-------- Data section --------

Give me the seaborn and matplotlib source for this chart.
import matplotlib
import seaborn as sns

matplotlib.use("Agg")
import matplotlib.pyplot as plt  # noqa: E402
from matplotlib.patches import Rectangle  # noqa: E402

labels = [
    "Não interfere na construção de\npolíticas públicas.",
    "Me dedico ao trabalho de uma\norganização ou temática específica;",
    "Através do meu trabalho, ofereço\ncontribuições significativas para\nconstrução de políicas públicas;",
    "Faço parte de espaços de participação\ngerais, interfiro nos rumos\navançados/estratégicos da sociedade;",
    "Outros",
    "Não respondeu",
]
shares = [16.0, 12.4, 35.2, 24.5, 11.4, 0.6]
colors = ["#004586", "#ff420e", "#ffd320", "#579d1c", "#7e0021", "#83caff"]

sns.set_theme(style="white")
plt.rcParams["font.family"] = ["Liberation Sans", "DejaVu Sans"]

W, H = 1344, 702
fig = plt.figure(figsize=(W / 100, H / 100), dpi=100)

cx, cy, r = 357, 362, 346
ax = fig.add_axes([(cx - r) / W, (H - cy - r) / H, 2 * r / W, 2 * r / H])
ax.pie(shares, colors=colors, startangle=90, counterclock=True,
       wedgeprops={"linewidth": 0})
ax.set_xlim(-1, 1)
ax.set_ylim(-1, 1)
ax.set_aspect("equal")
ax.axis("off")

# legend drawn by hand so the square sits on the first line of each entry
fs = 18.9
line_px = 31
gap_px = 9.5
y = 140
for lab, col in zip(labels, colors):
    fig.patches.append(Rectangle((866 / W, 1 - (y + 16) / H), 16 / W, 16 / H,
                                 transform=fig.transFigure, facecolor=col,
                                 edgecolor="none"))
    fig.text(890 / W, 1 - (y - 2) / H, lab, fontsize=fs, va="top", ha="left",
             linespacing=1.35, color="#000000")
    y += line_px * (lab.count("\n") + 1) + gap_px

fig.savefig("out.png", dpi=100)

--------

Identify which lines contain the word "matplotlib" and copy each one.

§ Answer to the problem:
Give me the seaborn and matplotlib source for this chart.
import matplotlib
matplotlib.use("Agg")
import matplotlib.pyplot as plt  # noqa: E402
from matplotlib.patches import Rectangle  # noqa: E402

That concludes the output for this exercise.